-- Start of SOURCE EXCERPT --
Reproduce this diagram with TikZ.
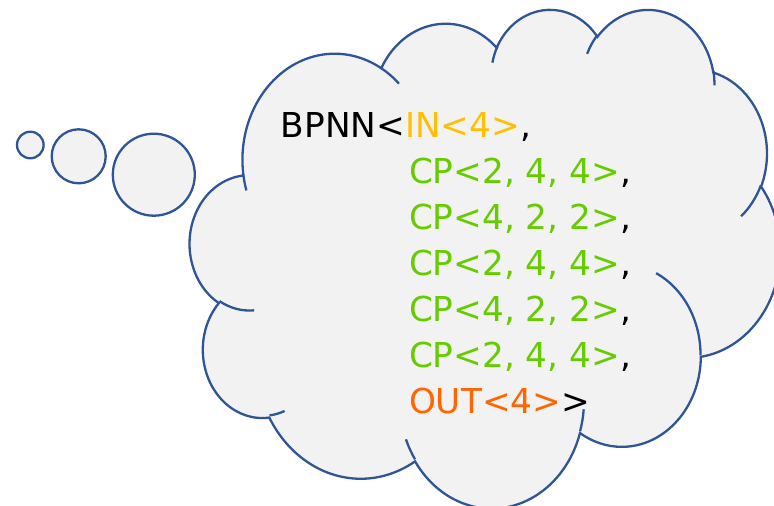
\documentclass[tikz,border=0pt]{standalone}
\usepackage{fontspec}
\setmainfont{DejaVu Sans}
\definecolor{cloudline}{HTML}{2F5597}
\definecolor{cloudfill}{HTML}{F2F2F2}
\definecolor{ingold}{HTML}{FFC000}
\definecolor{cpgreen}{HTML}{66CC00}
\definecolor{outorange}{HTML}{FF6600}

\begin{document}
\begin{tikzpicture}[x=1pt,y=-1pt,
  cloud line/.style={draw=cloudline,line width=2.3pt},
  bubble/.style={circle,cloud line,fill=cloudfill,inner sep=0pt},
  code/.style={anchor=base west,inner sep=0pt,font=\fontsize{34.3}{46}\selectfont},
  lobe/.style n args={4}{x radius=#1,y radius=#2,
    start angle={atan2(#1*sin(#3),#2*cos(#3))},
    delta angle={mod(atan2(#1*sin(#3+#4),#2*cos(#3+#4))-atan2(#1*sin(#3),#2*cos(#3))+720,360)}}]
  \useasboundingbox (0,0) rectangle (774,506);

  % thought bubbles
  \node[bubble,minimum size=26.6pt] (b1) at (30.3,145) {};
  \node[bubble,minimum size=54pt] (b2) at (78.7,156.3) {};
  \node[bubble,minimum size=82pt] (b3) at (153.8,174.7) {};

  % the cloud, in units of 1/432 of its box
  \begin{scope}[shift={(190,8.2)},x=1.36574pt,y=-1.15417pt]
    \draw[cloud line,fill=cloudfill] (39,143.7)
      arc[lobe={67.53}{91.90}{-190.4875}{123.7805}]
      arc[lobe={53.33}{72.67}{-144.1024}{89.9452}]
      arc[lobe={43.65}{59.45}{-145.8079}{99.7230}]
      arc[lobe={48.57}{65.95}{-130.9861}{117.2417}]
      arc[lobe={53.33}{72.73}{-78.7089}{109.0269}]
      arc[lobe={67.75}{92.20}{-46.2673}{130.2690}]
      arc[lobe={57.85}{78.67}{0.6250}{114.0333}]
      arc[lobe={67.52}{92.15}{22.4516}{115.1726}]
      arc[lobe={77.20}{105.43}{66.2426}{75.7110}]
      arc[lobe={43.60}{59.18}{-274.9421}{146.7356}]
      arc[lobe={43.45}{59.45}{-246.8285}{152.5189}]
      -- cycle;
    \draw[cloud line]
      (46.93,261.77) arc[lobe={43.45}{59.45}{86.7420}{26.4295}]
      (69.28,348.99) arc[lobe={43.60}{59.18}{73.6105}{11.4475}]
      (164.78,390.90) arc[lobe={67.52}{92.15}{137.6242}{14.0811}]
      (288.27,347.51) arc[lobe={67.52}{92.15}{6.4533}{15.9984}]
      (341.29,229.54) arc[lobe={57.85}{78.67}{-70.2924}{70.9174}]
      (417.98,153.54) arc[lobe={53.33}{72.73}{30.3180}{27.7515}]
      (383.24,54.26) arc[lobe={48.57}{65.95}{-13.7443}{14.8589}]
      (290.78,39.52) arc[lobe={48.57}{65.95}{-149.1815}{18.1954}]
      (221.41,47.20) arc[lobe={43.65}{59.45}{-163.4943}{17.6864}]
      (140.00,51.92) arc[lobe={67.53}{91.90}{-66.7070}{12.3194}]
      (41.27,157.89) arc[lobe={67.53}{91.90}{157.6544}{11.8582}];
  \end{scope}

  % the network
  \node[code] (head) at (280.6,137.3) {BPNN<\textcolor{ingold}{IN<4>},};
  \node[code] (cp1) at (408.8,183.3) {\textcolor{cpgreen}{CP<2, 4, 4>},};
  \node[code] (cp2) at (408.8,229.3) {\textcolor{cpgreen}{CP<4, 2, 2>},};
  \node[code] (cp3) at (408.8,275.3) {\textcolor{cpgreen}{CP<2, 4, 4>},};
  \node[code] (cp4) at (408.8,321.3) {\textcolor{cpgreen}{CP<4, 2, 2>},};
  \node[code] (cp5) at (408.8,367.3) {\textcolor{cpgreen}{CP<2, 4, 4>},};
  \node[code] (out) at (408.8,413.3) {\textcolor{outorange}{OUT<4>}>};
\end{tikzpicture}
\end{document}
-- End of SOURCE EXCERPT --
*GOAL*: Give an exact copy of the material, leaving out every picture.

*RESPONSE*:
Reproduce this diagram with TikZ.
\documentclass[tikz,border=0pt]{standalone}
\usepackage{fontspec}
\setmainfont{DejaVu Sans}
\definecolor{cloudline}{HTML}{2F5597}
\definecolor{cloudfill}{HTML}{F2F2F2}
\definecolor{ingold}{HTML}{FFC000}
\definecolor{cpgreen}{HTML}{66CC00}
\definecolor{outorange}{HTML}{FF6600}

\begin{document}
\begin{tikzpicture}[x=1pt,y=-1pt,
  cloud line/.style={draw=cloudline,line width=2.3pt},
  bubble/.style={circle,cloud line,fill=cloudfill,inner sep=0pt},
  code/.style={anchor=base west,inner sep=0pt,font=\fontsize{34.3}{46}\selectfont},
  lobe/.style n args={4}{x radius=#1,y radius=#2,
    start angle={atan2(#1*sin(#3),#2*cos(#3))},
    delta angle={mod(atan2(#1*sin(#3+#4),#2*cos(#3+#4))-atan2(#1*sin(#3),#2*cos(#3))+720,360)}}]
  \useasboundingbox (0,0) rectangle (774,506);

  % thought bubbles
  \node[bubble,minimum size=26.6pt] (b1) at (30.3,145) {};
  \node[bubble,minimum size=54pt] (b2) at (78.7,156.3) {};
  \node[bubble,minimum size=82pt] (b3) at (153.8,174.7) {};

  % the cloud, in units of 1/432 of its box
  \begin{scope}[shift={(190,8.2)},x=1.36574pt,y=-1.15417pt]
    \draw[cloud line,fill=cloudfill] (39,143.7)
      arc[lobe={67.53}{91.90}{-190.4875}{123.7805}]
      arc[lobe={53.33}{72.67}{-144.1024}{89.9452}]
      arc[lobe={43.65}{59.45}{-145.8079}{99.7230}]
      arc[lobe={48.57}{65.95}{-130.9861}{117.2417}]
      arc[lobe={53.33}{72.73}{-78.7089}{109.0269}]
      arc[lobe={67.75}{92.20}{-46.2673}{130.2690}]
      arc[lobe={57.85}{78.67}{0.6250}{114.0333}]
      arc[lobe={67.52}{92.15}{22.4516}{115.1726}]
      arc[lobe={77.20}{105.43}{66.2426}{75.7110}]
      arc[lobe={43.60}{59.18}{-274.9421}{146.7356}]
      arc[lobe={43.45}{59.45}{-246.8285}{152.5189}]
      -- cycle;
    \draw[cloud line]
      (46.93,261.77) arc[lobe={43.45}{59.45}{86.7420}{26.4295}]
      (69.28,348.99) arc[lobe={43.60}{59.18}{73.6105}{11.4475}]
      (164.78,390.90) arc[lobe={67.52}{92.15}{137.6242}{14.0811}]
      (288.27,347.51) arc[lobe={67.52}{92.15}{6.4533}{15.9984}]
      (341.29,229.54) arc[lobe={57.85}{78.67}{-70.2924}{70.9174}]
      (417.98,153.54) arc[lobe={53.33}{72.73}{30.3180}{27.7515}]
      (383.24,54.26) arc[lobe={48.57}{65.95}{-13.7443}{14.8589}]
      (290.78,39.52) arc[lobe={48.57}{65.95}{-149.1815}{18.1954}]
      (221.41,47.20) arc[lobe={43.65}{59.45}{-163.4943}{17.6864}]
      (140.00,51.92) arc[lobe={67.53}{91.90}{-66.7070}{12.3194}]
      (41.27,157.89) arc[lobe={67.53}{91.90}{157.6544}{11.8582}];
  \end{scope}

  % the network
  \node[code] (head) at (280.6,137.3) {BPNN<\textcolor{ingold}{IN<4>},};
  \node[code] (cp1) at (408.8,183.3) {\textcolor{cpgreen}{CP<2, 4, 4>},};
  \node[code] (cp2) at (408.8,229.3) {\textcolor{cpgreen}{CP<4, 2, 2>},};
  \node[code] (cp3) at (408.8,275.3) {\textcolor{cpgreen}{CP<2, 4, 4>},};
  \node[code] (cp4) at (408.8,321.3) {\textcolor{cpgreen}{CP<4, 2, 2>},};
  \node[code] (cp5) at (408.8,367.3) {\textcolor{cpgreen}{CP<2, 4, 4>},};
  \node[code] (out) at (408.8,413.3) {\textcolor{outorange}{OUT<4>}>};
\end{tikzpicture}
\end{document}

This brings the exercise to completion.